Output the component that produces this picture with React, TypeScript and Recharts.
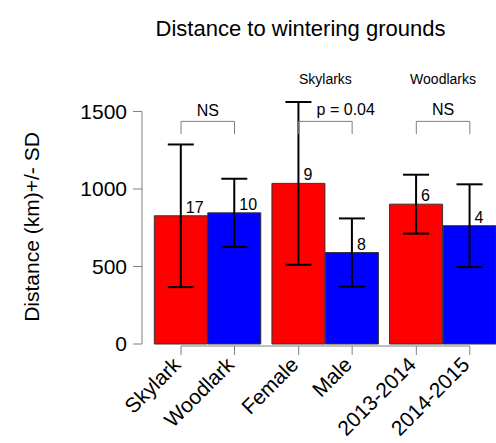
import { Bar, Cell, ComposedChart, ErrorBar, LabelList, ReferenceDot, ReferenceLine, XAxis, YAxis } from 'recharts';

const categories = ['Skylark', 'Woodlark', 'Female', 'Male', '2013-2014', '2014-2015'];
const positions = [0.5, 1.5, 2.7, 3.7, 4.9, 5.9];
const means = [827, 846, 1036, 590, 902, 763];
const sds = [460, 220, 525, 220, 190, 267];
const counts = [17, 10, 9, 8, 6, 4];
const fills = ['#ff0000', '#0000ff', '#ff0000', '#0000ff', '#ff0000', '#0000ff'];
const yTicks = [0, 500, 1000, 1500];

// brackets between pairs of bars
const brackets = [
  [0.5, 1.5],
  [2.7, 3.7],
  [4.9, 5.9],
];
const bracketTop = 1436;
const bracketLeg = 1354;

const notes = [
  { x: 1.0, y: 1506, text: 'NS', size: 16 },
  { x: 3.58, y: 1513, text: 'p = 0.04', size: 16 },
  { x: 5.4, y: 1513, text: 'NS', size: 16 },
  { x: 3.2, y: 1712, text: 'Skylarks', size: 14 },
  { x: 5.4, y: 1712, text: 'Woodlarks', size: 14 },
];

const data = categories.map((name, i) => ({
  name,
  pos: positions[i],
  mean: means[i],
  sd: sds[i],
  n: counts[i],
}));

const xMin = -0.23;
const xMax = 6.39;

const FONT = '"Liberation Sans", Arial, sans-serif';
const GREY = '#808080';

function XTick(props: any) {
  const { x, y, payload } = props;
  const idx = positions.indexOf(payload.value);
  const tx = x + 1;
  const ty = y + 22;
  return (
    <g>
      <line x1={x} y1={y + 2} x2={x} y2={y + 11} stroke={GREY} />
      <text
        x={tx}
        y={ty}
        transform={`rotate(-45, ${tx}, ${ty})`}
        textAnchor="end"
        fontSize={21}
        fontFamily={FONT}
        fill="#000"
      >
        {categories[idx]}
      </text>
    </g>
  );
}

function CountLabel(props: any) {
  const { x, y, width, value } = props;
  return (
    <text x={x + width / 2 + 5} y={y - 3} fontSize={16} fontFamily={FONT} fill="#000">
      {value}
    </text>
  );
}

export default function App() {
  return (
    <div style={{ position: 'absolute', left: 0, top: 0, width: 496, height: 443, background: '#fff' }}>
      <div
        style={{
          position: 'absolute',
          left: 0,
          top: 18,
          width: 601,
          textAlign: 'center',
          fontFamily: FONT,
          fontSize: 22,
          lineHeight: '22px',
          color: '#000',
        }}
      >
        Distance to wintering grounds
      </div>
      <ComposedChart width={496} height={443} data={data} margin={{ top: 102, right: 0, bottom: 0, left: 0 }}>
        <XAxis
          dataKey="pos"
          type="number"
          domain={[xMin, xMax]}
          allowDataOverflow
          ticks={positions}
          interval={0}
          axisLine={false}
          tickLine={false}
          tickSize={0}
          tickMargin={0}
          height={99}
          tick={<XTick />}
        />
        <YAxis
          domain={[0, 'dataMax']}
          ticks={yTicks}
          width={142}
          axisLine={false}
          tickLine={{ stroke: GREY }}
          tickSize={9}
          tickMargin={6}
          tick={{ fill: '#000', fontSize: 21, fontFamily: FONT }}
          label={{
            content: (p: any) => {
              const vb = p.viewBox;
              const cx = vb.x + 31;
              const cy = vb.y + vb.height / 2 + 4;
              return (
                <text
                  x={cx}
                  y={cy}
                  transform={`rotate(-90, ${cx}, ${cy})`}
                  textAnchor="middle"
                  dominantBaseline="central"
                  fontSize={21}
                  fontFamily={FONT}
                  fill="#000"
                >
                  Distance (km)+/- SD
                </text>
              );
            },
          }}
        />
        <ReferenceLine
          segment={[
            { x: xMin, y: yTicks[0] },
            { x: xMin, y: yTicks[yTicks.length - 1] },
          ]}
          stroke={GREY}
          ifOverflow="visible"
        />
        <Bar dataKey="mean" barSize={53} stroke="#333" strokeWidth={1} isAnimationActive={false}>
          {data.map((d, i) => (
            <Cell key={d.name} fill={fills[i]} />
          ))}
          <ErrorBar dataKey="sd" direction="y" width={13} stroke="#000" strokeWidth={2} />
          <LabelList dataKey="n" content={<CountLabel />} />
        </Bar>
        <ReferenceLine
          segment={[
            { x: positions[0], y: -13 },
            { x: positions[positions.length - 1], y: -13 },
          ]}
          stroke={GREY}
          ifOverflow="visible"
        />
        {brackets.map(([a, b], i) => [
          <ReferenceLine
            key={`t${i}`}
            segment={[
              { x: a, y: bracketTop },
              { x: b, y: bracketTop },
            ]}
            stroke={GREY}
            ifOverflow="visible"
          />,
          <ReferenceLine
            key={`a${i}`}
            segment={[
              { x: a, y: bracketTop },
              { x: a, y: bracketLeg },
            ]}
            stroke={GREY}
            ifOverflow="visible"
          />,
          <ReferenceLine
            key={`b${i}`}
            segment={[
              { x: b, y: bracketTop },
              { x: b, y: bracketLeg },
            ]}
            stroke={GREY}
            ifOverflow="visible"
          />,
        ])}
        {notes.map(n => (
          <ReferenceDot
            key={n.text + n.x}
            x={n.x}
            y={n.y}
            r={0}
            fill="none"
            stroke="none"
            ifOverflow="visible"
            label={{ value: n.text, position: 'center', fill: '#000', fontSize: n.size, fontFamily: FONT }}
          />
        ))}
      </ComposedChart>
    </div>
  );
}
* * * * * * *
Every line of the material is to be quoted exactly, with no pictures carried over.

Output the component that produces this picture with React, TypeScript and Recharts.
import { Bar, Cell, ComposedChart, ErrorBar, LabelList, ReferenceDot, ReferenceLine, XAxis, YAxis } from 'recharts';

const categories = ['Skylark', 'Woodlark', 'Female', 'Male', '2013-2014', '2014-2015'];
const positions = [0.5, 1.5, 2.7, 3.7, 4.9, 5.9];
const means = [827, 846, 1036, 590, 902, 763];
const sds = [460, 220, 525, 220, 190, 267];
const counts = [17, 10, 9, 8, 6, 4];
const fills = ['#ff0000', '#0000ff', '#ff0000', '#0000ff', '#ff0000', '#0000ff'];
const yTicks = [0, 500, 1000, 1500];

// brackets between pairs of bars
const brackets = [
  [0.5, 1.5],
  [2.7, 3.7],
  [4.9, 5.9],
];
const bracketTop = 1436;
const bracketLeg = 1354;

const notes = [
  { x: 1.0, y: 1506, text: 'NS', size: 16 },
  { x: 3.58, y: 1513, text: 'p = 0.04', size: 16 },
  { x: 5.4, y: 1513, text: 'NS', size: 16 },
  { x: 3.2, y: 1712, text: 'Skylarks', size: 14 },
  { x: 5.4, y: 1712, text: 'Woodlarks', size: 14 },
];

const data = categories.map((name, i) => ({
  name,
  pos: positions[i],
  mean: means[i],
  sd: sds[i],
  n: counts[i],
}));

const xMin = -0.23;
const xMax = 6.39;

const FONT = '"Liberation Sans", Arial, sans-serif';
const GREY = '#808080';

function XTick(props: any) {
  const { x, y, payload } = props;
  const idx = positions.indexOf(payload.value);
  const tx = x + 1;
  const ty = y + 22;
  return (
    <g>
      <line x1={x} y1={y + 2} x2={x} y2={y + 11} stroke={GREY} />
      <text
        x={tx}
        y={ty}
        transform={`rotate(-45, ${tx}, ${ty})`}
        textAnchor="end"
        fontSize={21}
        fontFamily={FONT}
        fill="#000"
      >
        {categories[idx]}
      </text>
    </g>
  );
}

function CountLabel(props: any) {
  const { x, y, width, value } = props;
  return (
    <text x={x + width / 2 + 5} y={y - 3} fontSize={16} fontFamily={FONT} fill="#000">
      {value}
    </text>
  );
}

export default function App() {
  return (
    <div style={{ position: 'absolute', left: 0, top: 0, width: 496, height: 443, background: '#fff' }}>
      <div
        style={{
          position: 'absolute',
          left: 0,
          top: 18,
          width: 601,
          textAlign: 'center',
          fontFamily: FONT,
          fontSize: 22,
          lineHeight: '22px',
          color: '#000',
        }}
      >
        Distance to wintering grounds
      </div>
      <ComposedChart width={496} height={443} data={data} margin={{ top: 102, right: 0, bottom: 0, left: 0 }}>
        <XAxis
          dataKey="pos"
          type="number"
          domain={[xMin, xMax]}
          allowDataOverflow
          ticks={positions}
          interval={0}
          axisLine={false}
          tickLine={false}
          tickSize={0}
          tickMargin={0}
          height={99}
          tick={<XTick />}
        />
        <YAxis
          domain={[0, 'dataMax']}
          ticks={yTicks}
          width={142}
          axisLine={false}
          tickLine={{ stroke: GREY }}
          tickSize={9}
          tickMargin={6}
          tick={{ fill: '#000', fontSize: 21, fontFamily: FONT }}
          label={{
            content: (p: any) => {
              const vb = p.viewBox;
              const cx = vb.x + 31;
              const cy = vb.y + vb.height / 2 + 4;
              return (
                <text
                  x={cx}
                  y={cy}
                  transform={`rotate(-90, ${cx}, ${cy})`}
                  textAnchor="middle"
                  dominantBaseline="central"
                  fontSize={21}
                  fontFamily={FONT}
                  fill="#000"
                >
                  Distance (km)+/- SD
                </text>
              );
            },
          }}
        />
        <ReferenceLine
          segment={[
            { x: xMin, y: yTicks[0] },
            { x: xMin, y: yTicks[yTicks.length - 1] },
          ]}
          stroke={GREY}
          ifOverflow="visible"
        />
        <Bar dataKey="mean" barSize={53} stroke="#333" strokeWidth={1} isAnimationActive={false}>
          {data.map((d, i) => (
            <Cell key={d.name} fill={fills[i]} />
          ))}
          <ErrorBar dataKey="sd" direction="y" width={13} stroke="#000" strokeWidth={2} />
          <LabelList dataKey="n" content={<CountLabel />} />
        </Bar>
        <ReferenceLine
          segment={[
            { x: positions[0], y: -13 },
            { x: positions[positions.length - 1], y: -13 },
          ]}
          stroke={GREY}
          ifOverflow="visible"
        />
        {brackets.map(([a, b], i) => [
          <ReferenceLine
            key={`t${i}`}
            segment={[
              { x: a, y: bracketTop },
              { x: b, y: bracketTop },
            ]}
            stroke={GREY}
            ifOverflow="visible"
          />,
          <ReferenceLine
            key={`a${i}`}
            segment={[
              { x: a, y: bracketTop },
              { x: a, y: bracketLeg },
            ]}
            stroke={GREY}
            ifOverflow="visible"
          />,
          <ReferenceLine
            key={`b${i}`}
            segment={[
              { x: b, y: bracketTop },
              { x: b, y: bracketLeg },
            ]}
            stroke={GREY}
            ifOverflow="visible"
          />,
        ])}
        {notes.map(n => (
          <ReferenceDot
            key={n.text + n.x}
            x={n.x}
            y={n.y}
            r={0}
            fill="none"
            stroke="none"
            ifOverflow="visible"
            label={{ value: n.text, position: 'center', fill: '#000', fontSize: n.size, fontFamily: FONT }}
          />
        ))}
      </ComposedChart>
    </div>
  );
}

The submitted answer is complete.